Acts 2:41-47; Mt 28:16-20
4th Sunday after Trinity – Baptism
St Barbara’s 28.06.15

Today is a wonderful day as we have welcomed three children into the family of the church.

Its also a day when we have made promises to help them to grow up to know God’s love, to help nurture them so that they will make good choices.

I don’t know about you, but sometimes as a parent, there are days when I wish I could just enforce what my children did. When I could decide what was best for them, and they would just do it.
That just occasionally my word was law. That whatever I said would be instantaneously and completely obeyed without question.

“Sit still… don’t touch… don’t put that crayon up your nose… don’t wind up your brother, or your sister… and don’t roll your eyes at me”

Instead, when I’m fortunate, I get the response “Whhhyyy?”

When I’m less fortunate, when they were younger, they just used to look at me with wide innocent eyes, and then just go ahead with it anyway, crawling towards that plug or hot oven. Now, they just roll their eyes and pretend they didn’t hear me.

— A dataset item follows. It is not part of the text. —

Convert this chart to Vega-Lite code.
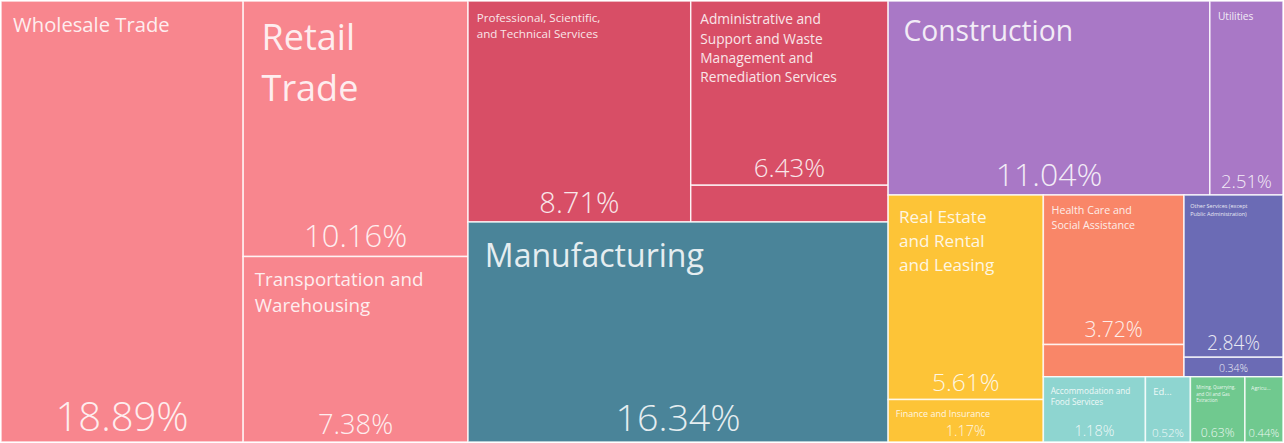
{
  "$schema": "https://vega.github.io/schema/vega-lite/v6.json",
  "width": 1284,
  "height": 443,
  "autosize": {"type": "fit", "contains": "padding"},
  "padding": 0,
  "view": {"stroke": null},
  "config": {"font": "Open Sans"},
  "data": {
    "values": [
      {"order": 1, "k1": "1", "k2": "1a", "k3": "1a", "k4": "1a", "k5": "1a", "k6": "1a", "name": "Wholesale Trade", "label": "Wholesale Trade", "value": 18.89, "group": "Trade & Transport", "part": 1},
      {"order": 2, "k1": "2", "k2": "2a", "k3": "2a", "k4": "2a", "k5": "2a", "k6": "2a", "name": "Retail Trade", "label": "Retail\nTrade", "value": 10.16, "group": "Trade & Transport", "part": 1},
      {"order": 3, "k1": "2", "k2": "2b", "k3": "2b", "k4": "2b", "k5": "2b", "k6": "2b", "name": "Transportation and Warehousing", "label": "Transportation and\nWarehousing", "value": 7.38, "group": "Trade & Transport", "part": 1},
      {"order": 4, "k1": "3", "k2": "3a", "k3": "3a1", "k4": "3a1", "k5": "3a1", "k6": "3a1", "name": "Professional, Scientific, and Technical Services", "label": "Professional, Scientific,\nand Technical Services", "value": 8.71, "group": "Professional & Administrative", "part": 1},
      {"order": 5, "k1": "3", "k2": "3a", "k3": "3a2", "k4": "3a2x", "k5": "3a2x", "k6": "3a2x", "name": "Administrative and Support and Waste Management and Remediation Services", "label": "Administrative and\nSupport and Waste\nManagement and\nRemediation Services", "value": 6.43, "group": "Professional & Administrative", "part": 1},
      {"order": 6, "k1": "3", "k2": "3a", "k3": "3a2", "k4": "3a2y", "k5": "3a2y", "k6": "3a2y", "name": "Administrative and Support and Waste Management and Remediation Services", "label": "", "value": 1.29, "group": "Professional & Administrative", "part": 2},
      {"order": 7, "k1": "3", "k2": "3b", "k3": "3b", "k4": "3b", "k5": "3b", "k6": "3b", "name": "Manufacturing", "label": "Manufacturing", "value": 16.34, "group": "Manufacturing", "part": 1},
      {"order": 8, "k1": "4", "k2": "4a", "k3": "4a1", "k4": "4a1", "k5": "4a1", "k6": "4a1", "name": "Construction", "label": "Construction", "value": 11.04, "group": "Construction & Utilities", "part": 1},
      {"order": 9, "k1": "4", "k2": "4a", "k3": "4a2", "k4": "4a2", "k5": "4a2", "k6": "4a2", "name": "Utilities", "label": "Utilities", "value": 2.51, "group": "Construction & Utilities", "part": 1},
      {"order": 10, "k1": "4", "k2": "4b", "k3": "4b1", "k4": "4b1x", "k5": "4b1x", "k6": "4b1x", "name": "Real Estate and Rental and Leasing", "label": "Real Estate\nand Rental\nand Leasing", "value": 5.61, "group": "Finance & Real Estate", "part": 1},
      {"order": 11, "k1": "4", "k2": "4b", "k3": "4b1", "k4": "4b1y", "k5": "4b1y", "k6": "4b1y", "name": "Finance and Insurance", "label": "Finance and Insurance", "value": 1.17, "group": "Finance & Real Estate", "part": 1},
      {"order": 12, "k1": "4", "k2": "4b", "k3": "4b2", "k4": "4b2u", "k5": "4b2uH", "k6": "4b2uHx", "name": "Health Care and Social Assistance", "label": "Health Care and\nSocial Assistance", "value": 3.72, "group": "Health Care", "part": 1},
      {"order": 13, "k1": "4", "k2": "4b", "k3": "4b2", "k4": "4b2u", "k5": "4b2uH", "k6": "4b2uHy", "name": "Health Care and Social Assistance", "label": "", "value": 0.80, "group": "Health Care", "part": 2},
      {"order": 14, "k1": "4", "k2": "4b", "k3": "4b2", "k4": "4b2u", "k5": "4b2uO", "k6": "4b2uOx", "name": "Other Services (except Public Administration)", "label": "Other Services (except\nPublic Administration)", "value": 2.84, "group": "Other Services", "part": 1},
      {"order": 15, "k1": "4", "k2": "4b", "k3": "4b2", "k4": "4b2u", "k5": "4b2uO", "k6": "4b2uOy", "name": "Unlabeled", "label": "", "value": 0.34, "group": "Other Services", "part": 1},
      {"order": 16, "k1": "4", "k2": "4b", "k3": "4b2", "k4": "4b2l", "k5": "4b2l1", "k6": "4b2l1", "name": "Accommodation and Food Services", "label": "Accommodation and\nFood Services", "value": 1.18, "group": "Hospitality & Education", "part": 1},
      {"order": 17, "k1": "4", "k2": "4b", "k3": "4b2", "k4": "4b2l", "k5": "4b2l2", "k6": "4b2l2", "name": "Educational Services", "label": "Ed...", "value": 0.52, "group": "Hospitality & Education", "part": 1},
      {"order": 18, "k1": "4", "k2": "4b", "k3": "4b2", "k4": "4b2l", "k5": "4b2l3", "k6": "4b2l3", "name": "Mining, Quarrying, and Oil and Gas Extraction", "label": "Mining, Quarrying,\nand Oil and Gas\nExtraction", "value": 0.63, "group": "Natural Resources", "part": 1},
      {"order": 19, "k1": "4", "k2": "4b", "k3": "4b2", "k4": "4b2l", "k5": "4b2l4", "k6": "4b2l4", "name": "Agriculture, Forestry, Fishing and Hunting", "label": "Agricu...", "value": 0.44, "group": "Natural Resources", "part": 1}
    ]
  },
  "transform": [
    {"joinaggregate": [{"op": "sum", "field": "value", "as": "T"}]},
    {"window": [{"op": "sum", "field": "value", "as": "c1"}], "sort": [{"field": "order", "order": "ascending"}], "frame": [null, 0]},
    {"joinaggregate": [{"op": "max", "field": "c1", "as": "e1"}, {"op": "sum", "field": "value", "as": "n1"}], "groupby": ["k1"]},
    {"calculate": "(datum.e1 - datum.n1) / datum.T", "as": "xa1"},
    {"calculate": "datum.e1 / datum.T", "as": "xb1"},
    {"window": [{"op": "sum", "field": "value", "as": "c2"}], "groupby": ["k1"], "sort": [{"field": "order", "order": "ascending"}], "frame": [null, 0]},
    {"joinaggregate": [{"op": "max", "field": "c2", "as": "e2"}, {"op": "sum", "field": "value", "as": "n2"}], "groupby": ["k2"]},
    {"calculate": "(datum.e2 - datum.n2) / datum.n1", "as": "ya2"},
    {"calculate": "datum.e2 / datum.n1", "as": "yb2"},
    {"window": [{"op": "sum", "field": "value", "as": "c3"}], "groupby": ["k2"], "sort": [{"field": "order", "order": "ascending"}], "frame": [null, 0]},
    {"joinaggregate": [{"op": "max", "field": "c3", "as": "e3"}, {"op": "sum", "field": "value", "as": "n3"}], "groupby": ["k3"]},
    {"calculate": "datum.xa1 + (datum.xb1 - datum.xa1) * (datum.e3 - datum.n3) / datum.n2", "as": "xa3"},
    {"calculate": "datum.xa1 + (datum.xb1 - datum.xa1) * datum.e3 / datum.n2", "as": "xb3"},
    {"window": [{"op": "sum", "field": "value", "as": "c4"}], "groupby": ["k3"], "sort": [{"field": "order", "order": "ascending"}], "frame": [null, 0]},
    {"joinaggregate": [{"op": "max", "field": "c4", "as": "e4"}, {"op": "sum", "field": "value", "as": "n4"}], "groupby": ["k4"]},
    {"calculate": "datum.ya2 + (datum.yb2 - datum.ya2) * (datum.e4 - datum.n4) / datum.n3", "as": "ya4"},
    {"calculate": "datum.ya2 + (datum.yb2 - datum.ya2) * datum.e4 / datum.n3", "as": "yb4"},
    {"window": [{"op": "sum", "field": "value", "as": "c5"}], "groupby": ["k4"], "sort": [{"field": "order", "order": "ascending"}], "frame": [null, 0]},
    {"joinaggregate": [{"op": "max", "field": "c5", "as": "e5"}, {"op": "sum", "field": "value", "as": "n5"}], "groupby": ["k5"]},
    {"calculate": "datum.xa3 + (datum.xb3 - datum.xa3) * (datum.e5 - datum.n5) / datum.n4", "as": "xa5"},
    {"calculate": "datum.xa3 + (datum.xb3 - datum.xa3) * datum.e5 / datum.n4", "as": "xb5"},
    {"window": [{"op": "sum", "field": "value", "as": "c6"}], "groupby": ["k5"], "sort": [{"field": "order", "order": "ascending"}], "frame": [null, 0]},
    {"joinaggregate": [{"op": "max", "field": "c6", "as": "e6"}, {"op": "sum", "field": "value", "as": "n6"}], "groupby": ["k6"]},
    {"calculate": "datum.ya4 + (datum.yb4 - datum.ya4) * (datum.e6 - datum.n6) / datum.n5", "as": "ya6"},
    {"calculate": "datum.ya4 + (datum.yb4 - datum.ya4) * datum.e6 / datum.n5", "as": "yb6"},
    {"calculate": "(datum.xa5 + datum.xb5) / 2", "as": "xm"},
    {"calculate": "(datum.xb5 - datum.xa5) * 1284", "as": "wpx"},
    {"calculate": "(datum.yb6 - datum.ya6) * 443", "as": "hpx"},
    {"calculate": "length(split(datum.label, '\\n'))", "as": "nl"},
    {"calculate": "length(datum.label) > 0 ? min(36, max(9, datum.hpx * 0.145), datum.wpx * 1.25 / (length(datum.label) / datum.nl)) : 10", "as": "fs"},
    {"calculate": "6 + 35 * sqrt(datum.value / 20)", "as": "pfs"},
    {"calculate": "format(datum.value, '.2f') + '%'", "as": "pct"}
  ],
  "encoding": {
    "x": {"field": "xa5", "type": "quantitative", "scale": {"domain": [0, 1], "nice": false, "zero": false}, "axis": null},
    "y": {"field": "ya6", "type": "quantitative", "scale": {"domain": [0, 1], "nice": false, "zero": false, "reverse": true}, "axis": null}
  },
  "layer": [
    {
      "mark": {"type": "rect", "stroke": "#ffffff", "strokeWidth": 1.5, "strokeOpacity": 0.8},
      "encoding": {
        "x2": {"field": "xb5"},
        "y2": {"field": "yb6"},
        "color": {
          "field": "group",
          "type": "nominal",
          "scale": {
            "domain": ["Trade & Transport", "Professional & Administrative", "Manufacturing", "Construction & Utilities", "Finance & Real Estate", "Health Care", "Other Services", "Hospitality & Education", "Natural Resources"],
            "range": ["#F8868E", "#D84E66", "#4A8499", "#A978C6", "#FDC437", "#F98668", "#6B6BB5", "#8ED5D0", "#70C98F"]
          },
          "legend": null
        },
        "tooltip": [{"field": "name", "type": "nominal"}, {"field": "pct", "type": "nominal"}]
      }
    },
    {
      "transform": [{"filter": "datum.part == 1 && length(datum.label) > 0"}],
      "mark": {
        "type": "text",
        "align": "left",
        "baseline": "top",
        "color": "#ffffff",
        "opacity": 0.86,
        "lineBreak": "\n",
        "lineHeight": {"expr": "datum.fs * 1.4"},
        "dx": {"expr": "4 + datum.fs * 0.4"},
        "dy": {"expr": "7 + datum.fs * 0.4"}
      },
      "encoding": {
        "text": {"field": "label"},
        "size": {"field": "fs", "type": "quantitative", "scale": null}
      }
    },
    {
      "transform": [{"filter": "datum.part == 1"}],
      "mark": {
        "type": "text",
        "align": "center",
        "baseline": "alphabetic",
        "color": "#ffffff",
        "opacity": 0.86,
        "fontWeight": 300,
        "dy": {"expr": "-(3 + datum.pfs * 0.2)"}
      },
      "encoding": {
        "x": {"field": "xm", "type": "quantitative"},
        "y": {"field": "yb6", "type": "quantitative"},
        "text": {"field": "pct"},
        "size": {"field": "pfs", "type": "quantitative", "scale": null}
      }
    }
  ]
}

In Jesus’ day, kings and emperors had no such problems. They ruled by diktat. Whatever they said was law. And woe betide anyone who even questioned, let alone disobeyed, them.

So when Jesus started proclaiming that God’s kingdom had come, that he, Jesus, was the new leader of God’s people, people wondered whether he would wield authority in a similar way? Enforce obedience to his will through divine thunderbolts from heaven. Terrify people into submission. After all, he was the Son of God. He could do that.

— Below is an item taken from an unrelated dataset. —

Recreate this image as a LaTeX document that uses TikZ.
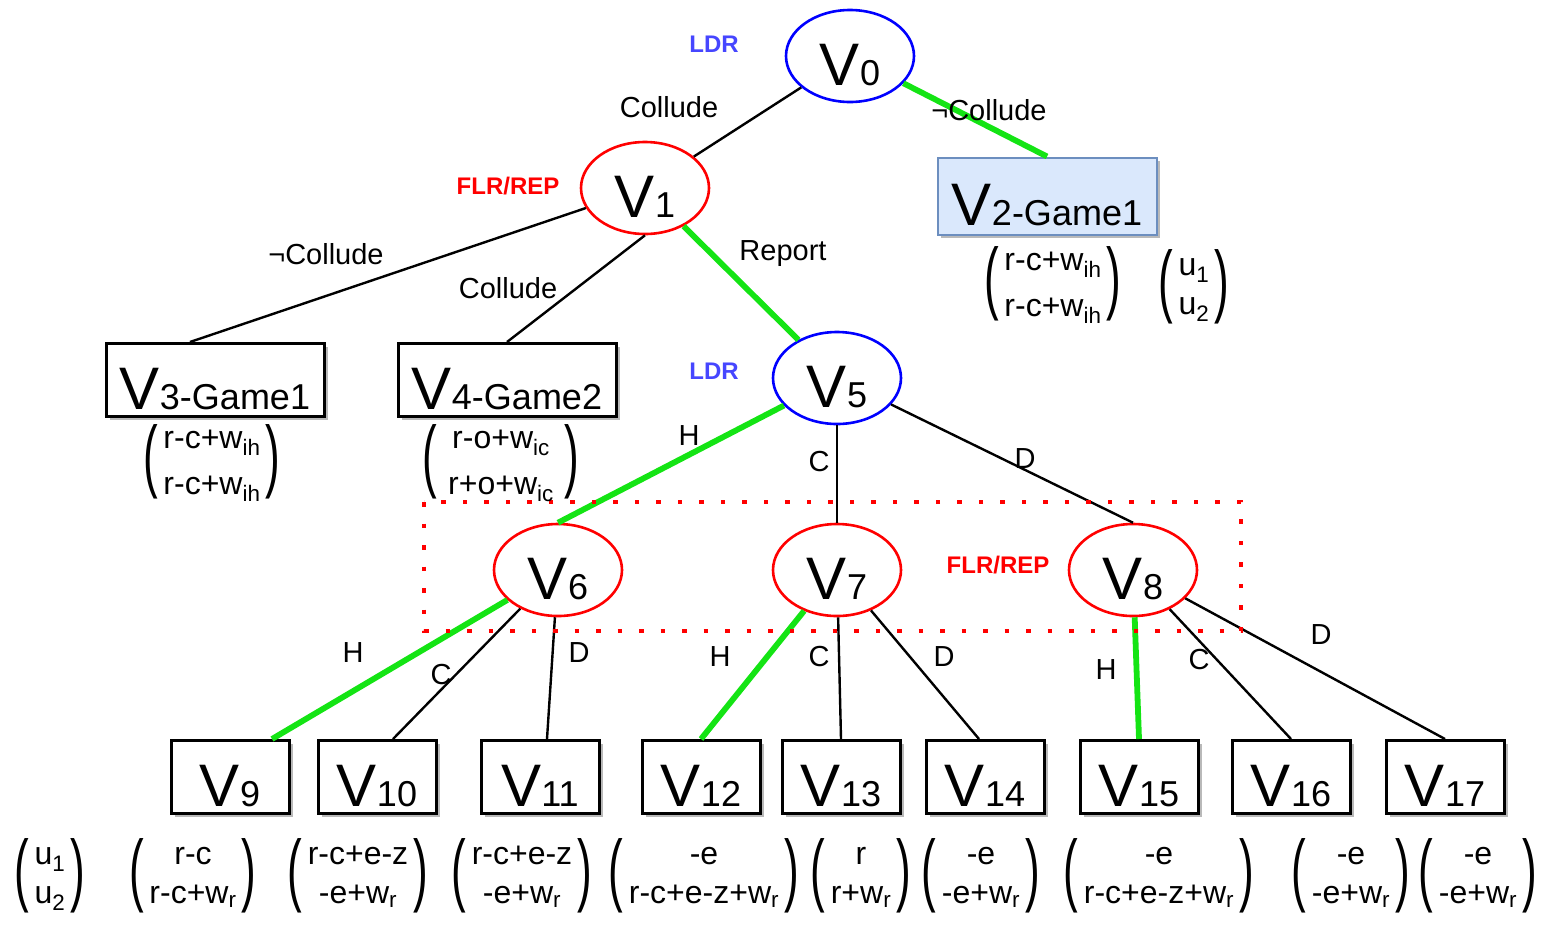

But Jesus chose a different way. Not thunderbolts and terror, but love and persuasion. Not demands and threats of reprisals, but kindness and compassion, mercy and grace. Moved by the sheer inspiration of his life among them, people followed him of their own free will. No compulsion; just a wonderful invitation to live and love like him.

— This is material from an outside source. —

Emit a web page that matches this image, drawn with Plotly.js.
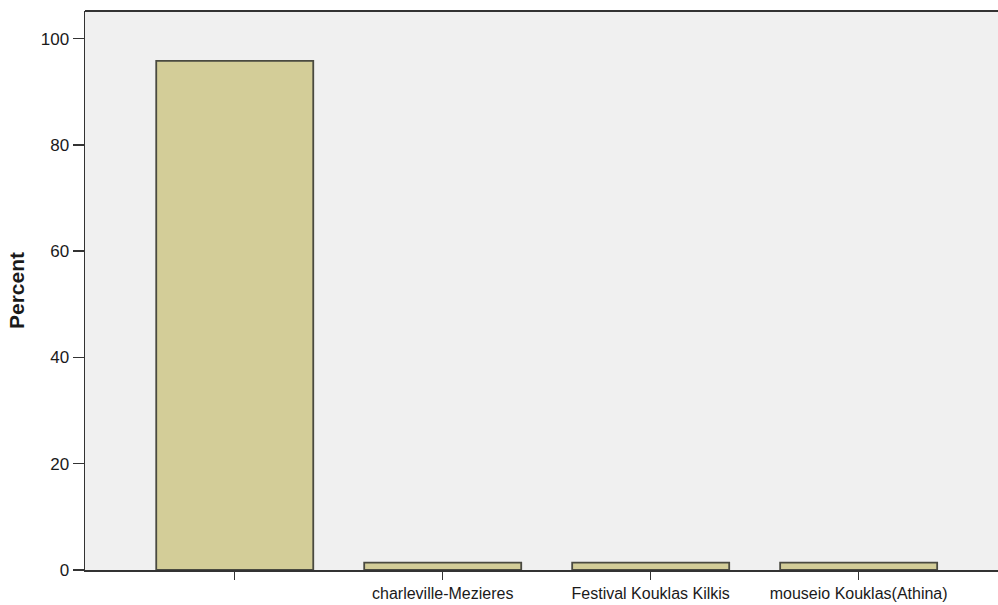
<!DOCTYPE html>
<html>
<head>
<meta charset="utf-8">
<script src="https://cdn.plot.ly/plotly-3.0.1.min.js"></script>
<style>html,body{margin:0;padding:0;background:#fff;}#chart{width:998px;height:605px;}</style>
</head>
<body>
<div id="chart"></div>
<script>
const categories = [" ", "charleville-Mezieres", "Festival Kouklas Kilkis", "mouseio Kouklas(Athina)"];
const percentValues = [95.8, 1.4, 1.4, 1.4];
const yTickValues = [0, 20, 40, 60, 80, 100];

const trace = {
  type: 'bar',
  x: categories,
  y: percentValues,
  width: 0.755,
  marker: {color: '#d3cd98', line: {color: '#4a4a40', width: 1.8}},
  hoverinfo: 'x+y'
};

const layout = {
  width: 998, height: 605,
  margin: {l: 85, r: 0, t: 11, b: 35, pad: 0},
  paper_bgcolor: '#ffffff',
  plot_bgcolor: '#f0f0f0',
  showlegend: false,
  font: {family: 'Liberation Sans, Arial, sans-serif', color: '#1a1a1a'},
  xaxis: {
    type: 'category',
    range: [-0.72, 3.67],
    showline: true, linecolor: '#333', linewidth: 1.5,
    ticks: 'outside', ticklen: 8, tickwidth: 1.5, tickcolor: '#333',
    tickfont: {size: 16, family: 'Liberation Sans, Arial, sans-serif'},
    showgrid: false, zeroline: false, fixedrange: true
  },
  yaxis: {
    range: [0, 105.2],
    tickvals: yTickValues,
    showline: true, linecolor: '#333', linewidth: 1.5,
    ticks: 'outside', ticklen: 11, tickwidth: 1.5, tickcolor: '#333',
    tickfont: {size: 17, family: 'Liberation Sans, Arial, sans-serif'},
    showgrid: false, zeroline: false,
    title: {text: '<b>Percent</b>', font: {size: 21, family: 'Liberation Sans, Arial, sans-serif'}, standoff: 10},
    fixedrange: true
  },
  shapes: [
    {type: 'line', xref: 'paper', yref: 'paper', x0: 0, x1: 1, y0: 1, y1: 1, line: {color: '#333', width: 2}}
  ]
};

Plotly.newPlot('chart', [trace], layout, {displayModeBar: false, staticPlot: true});
</script>
</body>
</html>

Which brings us back to baptism. In baptism we become full members of the Church, the body of Christ. Our membership, our place in the family, is not dependent on anything else. Today, through their baptisms, three children have become a fully part of the family of God. Not partial or secondary citizens, affiliates still awaiting to be given full membership status, not junior members awaiting a certain age when they will graduate. No today they become a full part of the family of God.

As part of the family, we want them to know all the goodness, all the joy, all the hope, that comes from being part of God’s family.

But we can’t force them. We can’t make them. (Its a lesson any parent comes to learn).

But, like with Jesus, we can inspire, we can live such lives of love and faith ourselves, that it becomes a natural choice for our children too.

Imagine being part of a family, a community, a church, where daily our children are experiencing love, witnessing compassion for others, participating in the joy of celebrating God’s goodness, learning more about God alongside one another, learning to stand up for justice and right, to speak up for the voiceless, to befriend the lonely. A community where we can be honest about our failings, where we can forgive one another, and where we can believe that change is possible.

What a place for our children to grow up in. What a place for us to be part of.

The church in Jerusalem that we heard read about was like that. And daily, more and more people wanted to be part of them, inspired by their love.

That is the kind of community we should want to be, a community that inspires faith and love in young and old alike. Parents and godparents and all of us who have some responsibility for children, we should want to be people whose lives are so filled with the love of Christ that being part of the family of God will be the most inspiring and natural thing they will want to do in their lives.

As parents, as godparents, as church, we cannot force it, we cannot compel it, but we can help to inspire it.
And one final thought. Over the last four weeks we have been thinking in particular about communion, the family meal of the church. That was another thing that marked the early church community – they met regularly, often daily, to break bread together, to share communion.

One of the ways we fully experience being part of a family is through sharing in meals together. I remember a few years ago knowing two families on my street. One set of parents insisted that the children never ate with them. They were much too noisy and messy, and the parents didn’t like the food the children would eat. The other parents delighted in their children eating with them. Whenever the house was full of guests, which it frequently was, their children would join in. Yes, they sometimes dropped food, spilt their drinks or shouted out too loud when joining in conversations, but their children learnt something fundamentally important – they were part of the family, they were valued and loved.

Our children through baptism are part of the family of God. Maybe over the coming months through our time of prayer and discussion we will come to that point at St Barbara’s where we decide to include them too in the family meal.

So lets together create the community, the family, that will make for these three children, indeed for all of us, following Christ the most natural choice in the world.